Now an adjunct professor of American literature at Westfield State University, Faerstein has mined that potpourri of experiences in poems that evoke his Brooklyn childhood, the jazz and doo-wop of his teens, the drugs and chaos of the 1960s and the harsh beauty of the desert. Along the way he reflects on love and hope, and loss and isolation, in a voice that’s alternately ironic, tender or riffing like a jazz solo.

In “Kindling,” a meditation on the quiet of winter — “Counting finches fox-trotting on husk-covered snow” — becomes an ode to an older lover: “Thinking when I read your history in the tracery / of those crosshatched lines / how beautiful your crow’s feet are—/ tracks of filigree / etched in powder / by sparrow and dove claw.”

Faerstein jokes that he’s less disciplined than he should be — he’s not up at 5 a.m. to write — but he’s often thinking of poetry even if he’s not composing. In one room at home, he tapes work in progress on the wall, revisiting the poems to consider changes. A poem might go through 30 drafts or more before he’s happy with it or discards it altogether.

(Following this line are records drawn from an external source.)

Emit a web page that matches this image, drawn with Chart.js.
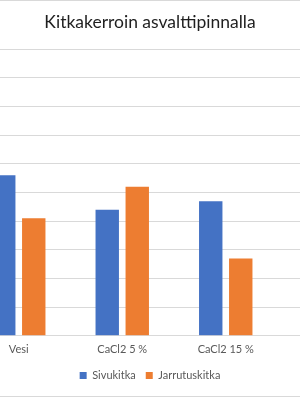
<!DOCTYPE html>
<html lang="fi">
<head>
<meta charset="UTF-8">
<title>Kitkakerroin asvalttipinnalla</title>
<script src="https://cdn.jsdelivr.net/npm/chart.js@4/dist/chart.umd.min.js"></script>
<style>
    * { margin: 0; padding: 0; box-sizing: border-box; }
    body { width: 300px; height: 397px; overflow: hidden; background: #fff; position: relative; }
    /* the chart is wider than the window: y axis and right edge are cut off like in the picture */
    #wrap { position: absolute; left: -81px; top: 0; width: 462px; height: 397px; }
</style>
</head>
<body>
<div id="wrap"><canvas id="chart" width="462" height="397"></canvas></div>
<script>
    // Data (y axis 0 ... 1, step 0.1)
    const categories = ['Vesi', 'CaCl2 5 %', 'CaCl2 15 %', ''];
    const sivukitka = [0.56, 0.44, 0.47, null];
    const jarrutuskitka = [0.41, 0.52, 0.27, null];

    const textColor = '#595959';
    const gridColor = '#d9d9d9';

    // thin frame lines at top and bottom of the chart box
    const framePlugin = {
        id: 'frame',
        afterDraw(chart) {
            const ctx = chart.ctx;
            ctx.save();
            ctx.strokeStyle = gridColor;
            ctx.lineWidth = 1;
            ctx.beginPath();
            ctx.moveTo(0, 0.5);
            ctx.lineTo(chart.width, 0.5);
            ctx.moveTo(0, chart.height - 0.5);
            ctx.lineTo(chart.width, chart.height - 0.5);
            ctx.stroke();
            ctx.restore();
        }
    };

    new Chart(document.getElementById('chart'), {
        type: 'bar',
        data: {
            labels: categories,
            datasets: [
                { label: 'Sivukitka', data: sivukitka, backgroundColor: '#4472C4' },
                { label: 'Jarrutuskitka', data: jarrutuskitka, backgroundColor: '#ED7D31' }
            ]
        },
        options: {
            responsive: false,
            animation: false,
            layout: { padding: { bottom: 6 } },
            categoryPercentage: 0.58,
            barPercentage: 0.78,
            plugins: {
                title: {
                    display: true,
                    text: 'Kitkakerroin asvalttipinnalla',
                    color: '#1f1f1f',
                    font: { family: 'Lato', size: 17.5, weight: 'normal' },
                    padding: { top: 12, bottom: 16.3 }
                },
                legend: {
                    position: 'bottom',
                    labels: {
                        boxWidth: 7,
                        boxHeight: 7,
                        color: textColor,
                        font: { family: 'Lato', size: 11 }
                    }
                },
                tooltip: { enabled: false }
            },
            scales: {
                x: {
                    grid: { display: false, drawTicks: false },
                    border: { display: false },
                    ticks: { color: textColor, font: { family: 'Lato', size: 11 }, padding: 7 },
                    afterFit(scale) { scale.height -= 3; }
                },
                y: {
                    min: 0,
                    max: 1,
                    ticks: { display: false, stepSize: 0.1 },
                    grid: { color: gridColor, drawTicks: false },
                    border: { display: false },
                    afterFit(scale) { scale.width = 48; }
                }
            }
        },
        plugins: [framePlugin]
    });
</script>
</body>
</html>
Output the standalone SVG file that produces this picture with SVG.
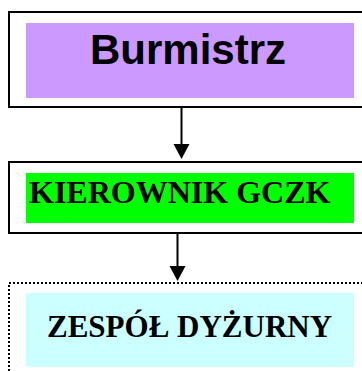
<svg xmlns="http://www.w3.org/2000/svg" width="362" height="371" viewBox="0 0 362 371">
<style>
.frame{fill:#fff;stroke:#000;stroke-width:2}
.dotted{fill:#fff;stroke:#000;stroke-width:2;stroke-dasharray:2 2}
.conn{stroke:#000;stroke-width:2;fill:none}
.head{fill:#000}
.sans{font-family:"Liberation Sans",Arial,sans-serif;font-weight:bold;fill:#000}
.serif{font-family:"Liberation Serif","Times New Roman",serif;font-weight:bold;fill:#000}
</style>
<rect width="362" height="371" fill="#fff"/>
<g id="burmistrz">
<rect class="frame" x="9" y="12" width="360" height="95"/>
<rect x="26" y="23" width="328" height="75" fill="#cc99ff"/>
<text class="sans" x="188" y="64" font-size="42" text-anchor="middle">Burmistrz</text>
</g>
<g id="kierownik">
<rect class="frame" x="9" y="162" width="360" height="71"/>
<rect x="26" y="173" width="328" height="50" fill="#00ff00"/>
<text class="serif" x="29" y="203" font-size="32">KIEROWNIK GCZK</text>
</g>
<g id="zespol">
<rect class="dotted" x="9" y="283" width="360" height="100"/>
<rect x="26" y="293" width="328" height="74" fill="#ccffff"/>
<text class="serif" x="47" y="337" font-size="31">ZESPÓŁ DYŻURNY</text>
</g>
<g id="connectors">
<line class="conn" x1="181.5" y1="108" x2="181.5" y2="146"/>
<path class="head" d="M173.5,144 L189.5,144 L181.5,159 Z"/>
<line class="conn" x1="177.5" y1="234" x2="177.5" y2="268"/>
<path class="head" d="M169.5,266 L185.5,266 L177.5,281 Z"/>
</g>
</svg>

“Someone I know said, ‘You’re so fussy!’ ” he said. “But I’m always revising — you have to keep at it.”

— Steve Pfarrer

Howard Fearstein will read from “Dreaming of the Rain in Brooklyn” Wednesday at 7 p.m. at Broadside Bookshop in Northampton, on April 11 at 7 p.m. at the Odyssey Bookshop in South Hadley and on April 16 at 6 p.m. at Ely Library at Westfield State University.